I first began drawing birds and animals from life in 2009 prompted by a suggestion that I look at the animals around my childhood home in Cumbria. I found the challenge of capturing character, form and context invigorating. It was a new set of problems for me – first of all trying to make successful drawings from a subject that was moving all the time and then learning to translate these drawings into meaningful pieces of work that captured something of my experienced moment with these dynamic creatures.
Because the birds that I depict are all drawn directly from life, recreating these moments in my work serves to enrich and clarify these encounters in my mind. To then be able to share this with others is a real privilege.
My drive to depict birds has renewed a passion and interest for the natural world. With each drawing trip, I see and learn more about the creatures that inhabit our world. Drawing is an ideal way to stop and consider a world which is often overlooked, as Kathleen Jamie describes so well – ‘Between the laundry and the fetching kids from school, that’s how birds enter my life. I listen. During a lull in the traffic: oyster-catchers; in the school-playground, sparrows.’
Through my work I seek to celebrate the everyday and in return the everyday always surprises and delights me.
In early 2012 I was very pleased to discover that there was a Seabird Drawing Course which took place in June each year about ten miles away from Edinburgh, where I live and work.
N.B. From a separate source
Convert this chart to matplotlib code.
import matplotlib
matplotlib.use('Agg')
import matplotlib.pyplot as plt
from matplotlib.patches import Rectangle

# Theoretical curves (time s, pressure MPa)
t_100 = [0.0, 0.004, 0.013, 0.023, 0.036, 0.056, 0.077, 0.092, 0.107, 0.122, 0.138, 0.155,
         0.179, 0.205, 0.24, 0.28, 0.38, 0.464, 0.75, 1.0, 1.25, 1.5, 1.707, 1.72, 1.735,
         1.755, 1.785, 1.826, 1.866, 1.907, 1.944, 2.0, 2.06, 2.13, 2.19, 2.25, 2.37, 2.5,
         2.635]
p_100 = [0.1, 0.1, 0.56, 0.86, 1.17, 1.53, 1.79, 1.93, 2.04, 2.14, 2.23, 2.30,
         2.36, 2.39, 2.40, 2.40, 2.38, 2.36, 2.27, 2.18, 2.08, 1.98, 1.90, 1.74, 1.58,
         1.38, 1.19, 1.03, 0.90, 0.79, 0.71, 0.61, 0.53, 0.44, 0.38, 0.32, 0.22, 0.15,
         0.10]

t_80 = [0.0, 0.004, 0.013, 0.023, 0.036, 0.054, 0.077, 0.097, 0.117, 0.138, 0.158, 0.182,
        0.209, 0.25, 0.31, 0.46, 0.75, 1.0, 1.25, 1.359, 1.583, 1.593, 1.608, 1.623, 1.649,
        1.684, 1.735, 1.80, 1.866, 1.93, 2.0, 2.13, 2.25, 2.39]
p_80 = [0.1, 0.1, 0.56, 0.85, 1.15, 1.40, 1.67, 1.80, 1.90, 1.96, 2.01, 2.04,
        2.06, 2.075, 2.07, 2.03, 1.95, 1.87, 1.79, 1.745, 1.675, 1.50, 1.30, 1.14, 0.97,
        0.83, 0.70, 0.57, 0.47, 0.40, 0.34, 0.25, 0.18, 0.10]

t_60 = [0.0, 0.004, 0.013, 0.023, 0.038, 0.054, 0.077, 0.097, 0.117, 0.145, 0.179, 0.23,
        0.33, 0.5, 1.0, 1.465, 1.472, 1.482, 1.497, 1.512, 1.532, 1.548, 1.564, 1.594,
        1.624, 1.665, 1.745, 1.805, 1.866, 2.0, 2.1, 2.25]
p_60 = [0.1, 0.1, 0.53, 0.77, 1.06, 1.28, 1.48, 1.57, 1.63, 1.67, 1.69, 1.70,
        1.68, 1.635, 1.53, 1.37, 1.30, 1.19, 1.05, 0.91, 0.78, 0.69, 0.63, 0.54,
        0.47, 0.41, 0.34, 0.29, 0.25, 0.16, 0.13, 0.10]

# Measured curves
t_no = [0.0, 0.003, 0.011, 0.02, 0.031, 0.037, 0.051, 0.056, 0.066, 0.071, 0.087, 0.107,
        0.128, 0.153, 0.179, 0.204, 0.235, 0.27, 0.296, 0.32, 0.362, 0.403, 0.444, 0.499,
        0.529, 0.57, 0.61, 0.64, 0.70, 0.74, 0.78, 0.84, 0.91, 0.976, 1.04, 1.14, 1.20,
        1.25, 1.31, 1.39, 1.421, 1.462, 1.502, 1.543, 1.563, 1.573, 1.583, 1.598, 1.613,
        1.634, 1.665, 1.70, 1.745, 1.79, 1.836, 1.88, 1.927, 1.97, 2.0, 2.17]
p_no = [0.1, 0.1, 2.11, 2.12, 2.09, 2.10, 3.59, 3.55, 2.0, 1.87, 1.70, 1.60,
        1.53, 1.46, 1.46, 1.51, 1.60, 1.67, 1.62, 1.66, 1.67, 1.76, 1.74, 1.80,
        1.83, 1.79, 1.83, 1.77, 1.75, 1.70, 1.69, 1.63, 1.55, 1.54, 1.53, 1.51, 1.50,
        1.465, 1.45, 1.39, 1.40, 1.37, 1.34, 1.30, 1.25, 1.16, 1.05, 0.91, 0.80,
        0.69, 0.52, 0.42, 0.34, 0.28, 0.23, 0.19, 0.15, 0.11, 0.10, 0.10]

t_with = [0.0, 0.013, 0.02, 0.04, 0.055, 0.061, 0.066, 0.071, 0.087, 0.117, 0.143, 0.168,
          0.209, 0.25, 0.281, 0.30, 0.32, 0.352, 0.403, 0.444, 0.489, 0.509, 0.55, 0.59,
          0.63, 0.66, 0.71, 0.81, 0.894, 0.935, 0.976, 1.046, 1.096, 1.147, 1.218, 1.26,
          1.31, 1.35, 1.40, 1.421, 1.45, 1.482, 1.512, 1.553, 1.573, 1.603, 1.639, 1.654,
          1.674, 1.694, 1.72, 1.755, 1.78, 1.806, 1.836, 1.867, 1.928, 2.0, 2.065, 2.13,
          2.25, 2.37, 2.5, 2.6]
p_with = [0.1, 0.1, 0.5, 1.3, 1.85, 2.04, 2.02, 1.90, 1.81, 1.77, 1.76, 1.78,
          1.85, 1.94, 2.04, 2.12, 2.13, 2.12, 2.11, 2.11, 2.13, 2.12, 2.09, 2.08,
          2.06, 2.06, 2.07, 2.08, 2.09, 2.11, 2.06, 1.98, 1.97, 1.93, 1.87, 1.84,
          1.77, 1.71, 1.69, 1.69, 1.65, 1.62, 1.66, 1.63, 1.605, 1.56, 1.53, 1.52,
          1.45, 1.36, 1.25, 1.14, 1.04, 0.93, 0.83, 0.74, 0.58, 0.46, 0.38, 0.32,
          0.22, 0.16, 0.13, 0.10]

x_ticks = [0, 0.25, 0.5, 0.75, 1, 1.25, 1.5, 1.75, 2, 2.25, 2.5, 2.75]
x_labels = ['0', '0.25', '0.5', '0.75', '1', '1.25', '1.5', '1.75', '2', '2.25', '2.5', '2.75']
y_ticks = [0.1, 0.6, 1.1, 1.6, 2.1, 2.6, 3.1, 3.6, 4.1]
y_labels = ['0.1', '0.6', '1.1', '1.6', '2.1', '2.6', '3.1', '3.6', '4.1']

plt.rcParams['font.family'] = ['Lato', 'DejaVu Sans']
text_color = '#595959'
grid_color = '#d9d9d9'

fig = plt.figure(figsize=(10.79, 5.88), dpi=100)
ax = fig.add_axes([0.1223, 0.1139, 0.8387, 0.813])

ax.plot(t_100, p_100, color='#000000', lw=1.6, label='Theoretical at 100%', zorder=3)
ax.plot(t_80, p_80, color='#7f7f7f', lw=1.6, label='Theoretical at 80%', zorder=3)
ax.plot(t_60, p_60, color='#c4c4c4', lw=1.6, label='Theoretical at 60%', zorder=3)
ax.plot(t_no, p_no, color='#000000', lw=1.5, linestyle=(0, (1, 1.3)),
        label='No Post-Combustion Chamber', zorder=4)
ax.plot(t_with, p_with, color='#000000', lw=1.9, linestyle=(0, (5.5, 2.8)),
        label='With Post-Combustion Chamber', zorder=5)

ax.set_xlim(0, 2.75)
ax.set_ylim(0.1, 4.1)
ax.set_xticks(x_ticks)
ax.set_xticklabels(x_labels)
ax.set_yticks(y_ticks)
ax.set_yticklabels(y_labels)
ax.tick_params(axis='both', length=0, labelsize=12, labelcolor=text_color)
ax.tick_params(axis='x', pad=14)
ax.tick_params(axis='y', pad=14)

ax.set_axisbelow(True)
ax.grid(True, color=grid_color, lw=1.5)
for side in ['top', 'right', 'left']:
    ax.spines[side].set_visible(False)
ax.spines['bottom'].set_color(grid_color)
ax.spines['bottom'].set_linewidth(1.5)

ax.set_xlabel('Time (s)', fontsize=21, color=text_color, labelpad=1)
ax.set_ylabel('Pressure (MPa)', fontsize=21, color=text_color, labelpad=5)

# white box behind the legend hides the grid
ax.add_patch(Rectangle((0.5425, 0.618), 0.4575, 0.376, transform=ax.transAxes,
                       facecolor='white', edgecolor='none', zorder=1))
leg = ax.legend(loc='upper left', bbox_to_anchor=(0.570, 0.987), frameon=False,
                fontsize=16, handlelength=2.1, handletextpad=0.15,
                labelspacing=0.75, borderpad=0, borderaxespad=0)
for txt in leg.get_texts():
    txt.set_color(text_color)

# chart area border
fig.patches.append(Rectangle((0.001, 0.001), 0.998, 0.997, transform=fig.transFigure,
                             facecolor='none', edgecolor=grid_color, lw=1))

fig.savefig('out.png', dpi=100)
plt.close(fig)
For the last two years I have been lucky enough to join the course; the highlight was undoubtedly time spent on the Bass Rock surrounded by the huge, noisy gannet colony breeding on this iconic volcanic island.
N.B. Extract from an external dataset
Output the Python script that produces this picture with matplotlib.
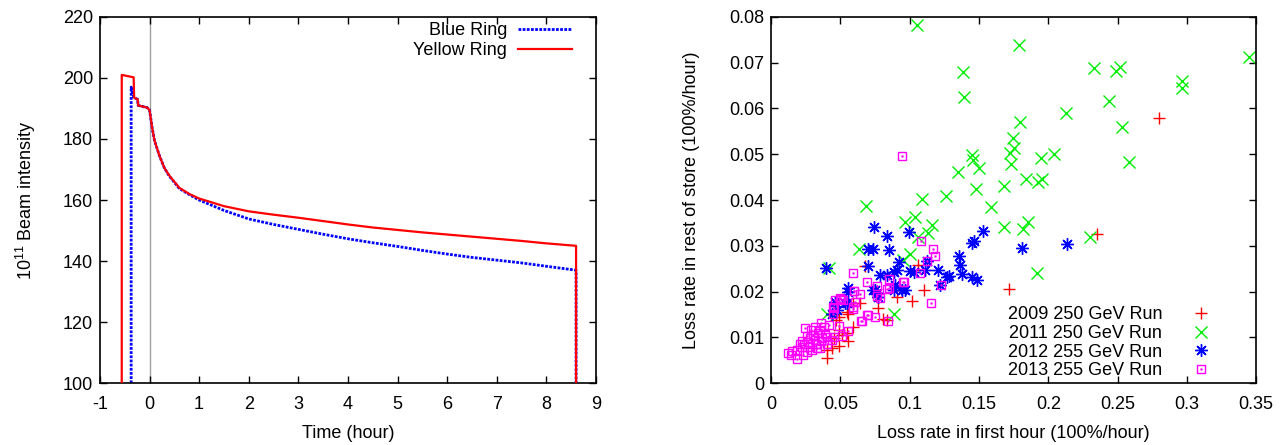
import matplotlib
matplotlib.use('Agg')
import matplotlib.pyplot as plt
from matplotlib.lines import Line2D
from matplotlib.ticker import FormatStrFormatter
from matplotlib.legend_handler import HandlerTuple

plt.rcParams['font.family'] = ['Liberation Sans', 'DejaVu Sans']
plt.rcParams['mathtext.default'] = 'regular'
plt.rcParams['axes.unicode_minus'] = False
plt.rcParams['font.size'] = 13

# beam intensity during a store (10^11), time in hours
blue_t = [-0.37, -0.37, -0.32, -0.31, -0.24, -0.23, -0.05, 0.0, 0.05, 0.1, 0.15, 0.2, 0.3, 0.4,
          0.5, 0.6, 0.8, 1.0, 1.5, 2.0, 2.5, 3.0, 3.5, 4.0, 4.5, 5.0, 5.5, 6.0, 6.5, 7.0, 7.5,
          8.0, 8.6, 8.6]
blue_i = [100, 197, 193.8, 193.5, 193, 191, 190.3, 189.5, 184, 179.5, 177, 174.5, 170.5, 167.8,
          165.8, 163.8, 161.8, 160.0, 156.6, 153.8, 152.0, 150.4, 148.8, 147.3, 146.0, 144.8,
          143.5, 142.3, 141.2, 140.3, 139.4, 138.3, 137.0, 100]
yellow_t = [-0.56, -0.56, -0.32, -0.31, -0.24, -0.23, -0.05, 0.0, 0.05, 0.1, 0.15, 0.2, 0.3, 0.4,
            0.5, 0.6, 0.8, 1.0, 1.5, 2.0, 2.5, 3.0, 3.5, 4.0, 4.5, 5.0, 5.5, 6.0, 6.5, 7.0, 7.5,
            8.0, 8.6, 8.6]
yellow_i = [100, 201, 200.2, 193.5, 193, 191, 190.3, 189.5, 184, 179.5, 177, 174.5, 170.5, 168.0,
            166.0, 164.0, 162.0, 160.5, 158.0, 156.3, 155.2, 154.2, 153.1, 152.0, 151.0, 150.2,
            149.4, 148.7, 148.0, 147.3, 146.6, 145.8, 145.0, 100]

# loss rate in first hour vs loss rate in rest of store, per run
run2009_x = [0.280, 0.235, 0.1713, 0.1063, 0.1104, 0.1015, 0.0678, 0.0907, 0.0774, 0.0810,
             0.0835, 0.0642, 0.0587, 0.0558, 0.0546, 0.0467, 0.0486, 0.0587, 0.0493, 0.0546,
             0.0450, 0.0558, 0.0491, 0.0438, 0.0402, 0.0402, 0.0510]
run2009_y = [0.0579, 0.0326, 0.0205, 0.0258, 0.0203, 0.0180, 0.0256, 0.0189, 0.0165, 0.0140,
             0.0138, 0.0176, 0.0174, 0.0152, 0.0156, 0.0139, 0.0144, 0.0123, 0.0117, 0.0109,
             0.0098, 0.0091, 0.0081, 0.0077, 0.0072, 0.0055, 0.0105]

run2011_x = [0.1056, 0.1790, 0.1388, 0.1393, 0.3445, 0.2329, 0.2487, 0.2514, 0.2964, 0.2964,
             0.2441, 0.2127, 0.1797, 0.2533, 0.1744, 0.1749, 0.1725, 0.1730, 0.1448, 0.1460,
             0.1503, 0.1946, 0.2042, 0.2579, 0.1345, 0.1087, 0.1261, 0.1480, 0.1677, 0.1840,
             0.1929, 0.1953, 0.1585, 0.1039, 0.0967, 0.1160, 0.1135, 0.1063, 0.1677, 0.1857,
             0.1816, 0.2302, 0.1003, 0.1917, 0.0955, 0.0683, 0.0637, 0.0421, 0.0402, 0.0883]
run2011_y = [0.0782, 0.0738, 0.0679, 0.0624, 0.0713, 0.0689, 0.0682, 0.0690, 0.0661, 0.0645,
             0.0616, 0.0591, 0.0571, 0.0559, 0.0536, 0.0514, 0.0502, 0.0479, 0.0498, 0.0487,
             0.0471, 0.0491, 0.0500, 0.0484, 0.0462, 0.0402, 0.0409, 0.0423, 0.0431, 0.0445,
             0.0440, 0.0446, 0.0384, 0.0362, 0.0353, 0.0345, 0.0329, 0.0320, 0.0340, 0.0353,
             0.0336, 0.0320, 0.0283, 0.0240, 0.0269, 0.0388, 0.0294, 0.0251, 0.0151, 0.0152]

run2012_x = [0.0996, 0.1528, 0.1465, 0.1448, 0.1809, 0.2134, 0.1352, 0.1123, 0.1003, 0.1032,
             0.1207, 0.1280, 0.1364, 0.1376, 0.1448, 0.1484, 0.1220, 0.0967, 0.0743, 0.0839,
             0.0702, 0.0738, 0.0854, 0.0397, 0.0702, 0.0919, 0.0787, 0.0835, 0.0907, 0.0558,
             0.0883, 0.1111, 0.1268, 0.0895, 0.0943, 0.0751, 0.0774, 0.0534, 0.0462, 0.0474,
             0.0438, 0.0558, 0.0546, 0.0763, 0.0738, 0.0883]
run2012_y = [0.0331, 0.0333, 0.0311, 0.0307, 0.0296, 0.0304, 0.0278, 0.0267, 0.0245, 0.0243,
             0.0247, 0.0234, 0.0258, 0.0238, 0.0231, 0.0225, 0.0214, 0.0203, 0.0342, 0.0322,
             0.0294, 0.0294, 0.0291, 0.0251, 0.0256, 0.0265, 0.0236, 0.0236, 0.0247, 0.0207,
             0.0243, 0.0247, 0.0232, 0.0214, 0.0203, 0.0203, 0.0189, 0.0174, 0.0178, 0.0160,
             0.0152, 0.0200, 0.0174, 0.0196, 0.0203, 0.0203]

run2013_x = [0.0943, 0.1080, 0.1167, 0.1183, 0.1128, 0.1075, 0.0960, 0.1225, 0.1155, 0.0594,
             0.0690, 0.0763, 0.0852, 0.0955, 0.0839, 0.0763, 0.0787, 0.0601, 0.0505, 0.0517,
             0.0450, 0.0594, 0.0587, 0.0443, 0.0702, 0.0746, 0.0650, 0.0842, 0.0491, 0.0378,
             0.0313, 0.0289, 0.0341, 0.0558, 0.0510, 0.0450, 0.0402, 0.0258, 0.0226, 0.0269,
             0.0318, 0.0361, 0.0402, 0.0330, 0.0281, 0.0240, 0.0185, 0.0149, 0.0120, 0.0144,
             0.0185, 0.0233, 0.0293, 0.0354, 0.0245, 0.0438, 0.0300, 0.0350, 0.0280, 0.0370,
             0.0220, 0.0260, 0.0320, 0.0390, 0.0420, 0.0360, 0.0205, 0.0606, 0.0642, 0.0695,
             0.0655, 0.0462, 0.0446, 0.0498, 0.0599, 0.0847]
run2013_y = [0.0497, 0.0310, 0.0292, 0.0278, 0.0267, 0.0241, 0.0220, 0.0214, 0.0176, 0.0240,
             0.0220, 0.0212, 0.0227, 0.0220, 0.0205, 0.0190, 0.0187, 0.0202, 0.0183, 0.0181,
             0.0165, 0.0161, 0.0167, 0.0152, 0.0149, 0.0145, 0.0136, 0.0136, 0.0125, 0.0122,
             0.0123, 0.0117, 0.0109, 0.0114, 0.0103, 0.0100, 0.0101, 0.0103, 0.0092, 0.0090,
             0.0095, 0.0092, 0.0085, 0.0076, 0.0079, 0.0085, 0.0072, 0.0070, 0.0066, 0.0061,
             0.0052, 0.0061, 0.0072, 0.0076, 0.0120, 0.0094, 0.0105, 0.0115, 0.0098, 0.0098,
             0.0078, 0.0068, 0.0085, 0.0108, 0.0128, 0.0132, 0.0085, 0.0178, 0.0195, 0.0149,
             0.0136, 0.0181, 0.0167, 0.0187, 0.0202, 0.0207]


def style_axes(ax):
    ax.tick_params(direction='in', top=True, right=True, length=5, width=1, labelsize=13)
    ax.tick_params(axis='x', pad=9)
    ax.tick_params(axis='y', pad=5)
    for sp in ax.spines.values():
        sp.set_linewidth(1.2)


fig = plt.figure(figsize=(12.81, 4.45), dpi=100)
ax1 = fig.add_axes([0.078, 0.139, 0.3872, 0.823])
ax2 = fig.add_axes([0.602, 0.139, 0.3786, 0.823])

# left: intensity over the store
ax1.axvline(0, color='#a0a0a0', lw=1, zorder=1)
ax1.plot(blue_t, blue_i, color='#0000ff', lw=2.0, ls=(0, (1, 0.5)), label='Blue Ring', zorder=2)
ax1.plot(yellow_t, yellow_i, color='#ff0000', lw=1.6, label='Yellow Ring', zorder=3)
ax1.set_xlim(-1, 9)
ax1.set_ylim(100, 220)
ax1.set_xticks(range(-1, 10))
ax1.set_yticks(range(100, 221, 20))
ax1.set_xlabel('Time (hour)', labelpad=9)
ax1.set_ylabel('$10^{11}$ Beam intensity', labelpad=18)
style_axes(ax1)
ax1.legend(loc='upper right', bbox_to_anchor=(0.952, 0.985), frameon=False, markerfirst=False,
           handlelength=3.0, handletextpad=0.6, borderpad=0, borderaxespad=0,
           labelspacing=0.15, fontsize=13)

# right: loss rates
mk = dict(ls='none', mew=1.0)
ax2.plot(run2009_x, run2009_y, marker='+', ms=9, color='#ff0000', **mk)
ax2.plot(run2011_x, run2011_y, marker='x', ms=8, color='#00ee00', **mk)
ax2.plot(run2012_x, run2012_y, marker=(8, 2, 0), ms=9, color='#0000ff', **mk)
ax2.plot(run2013_x, run2013_y, marker='s', ms=5.5, mfc='none', color='#ff00ff', **mk)
ax2.plot(run2013_x, run2013_y, marker='s', ms=1, color='#ff00ff', ls='none', mew=0.5)
ax2.set_xlim(0, 0.35)
ax2.set_ylim(0, 0.08)
ax2.set_xticks([0, 0.05, 0.1, 0.15, 0.2, 0.25, 0.3, 0.35])
ax2.set_yticks([0, 0.01, 0.02, 0.03, 0.04, 0.05, 0.06, 0.07, 0.08])
ax2.xaxis.set_major_formatter(FormatStrFormatter('%g'))
ax2.yaxis.set_major_formatter(FormatStrFormatter('%g'))
ax2.set_xlabel('Loss rate in first hour (100%/hour)', labelpad=9)
ax2.set_ylabel('Loss rate in rest of store (100%/hour)', labelpad=21)
style_axes(ax2)

h09 = Line2D([], [], marker='+', ms=9, color='#ff0000', **mk)
h11 = Line2D([], [], marker='x', ms=8, color='#00ee00', **mk)
h12 = Line2D([], [], marker=(8, 2, 0), ms=9, color='#0000ff', **mk)
h13a = Line2D([], [], marker='s', ms=5.5, mfc='none', color='#ff00ff', **mk)
h13b = Line2D([], [], marker='s', ms=1, color='#ff00ff', ls='none', mew=0.5)
ax2.legend([h09, h11, h12, (h13a, h13b)],
           ['2009 250 GeV Run', '2011 250 GeV Run', '2012 255 GeV Run', '2013 255 GeV Run'],
           handler_map={tuple: HandlerTuple(ndivide=1)},
           loc='lower right', bbox_to_anchor=(0.914, 0.01), frameon=False, markerfirst=False,
           handlelength=1.5, handletextpad=1.4, borderpad=0, borderaxespad=0,
           labelspacing=0.1, fontsize=13)

fig.savefig('out.png', dpi=100)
Nothing can prepare you for the sensory experience of the Bass Rock – the noise, the smell and the constant movement is exhilarating. For an artist interested in birds it is an absolute dream! The feeling of being an observer on the edge of the secret world of birds is intense and I am very lucky to have had the opportunity to spend time drawing there.
So, to return to the original question of why I depict birds in my work, you might say that finding inspiration in birds has opened up a whole new world to me. I no longer walk at speed through my home city of Edinburgh – I regularly stop to watch a pied wagtail flying overhead or a thrush sitting at the top of a tree singing into the dusk, or one of the many other creatures who I share the world with, many of which I would have previously walked by without noticing. Nature writer Richard Mabey says – ‘it is nature’s fight back which is such an inspiration, her dogged and inventive survival in the face of all we deal out’, and that is exactly why I continue to draw my inspiration from the natural world and why I am driven to celebrate the diversity of the natural world. I hope that an enjoyment of my work might lead people to look again at the world around them and seek out the constantly evolving and surprising aspects of it.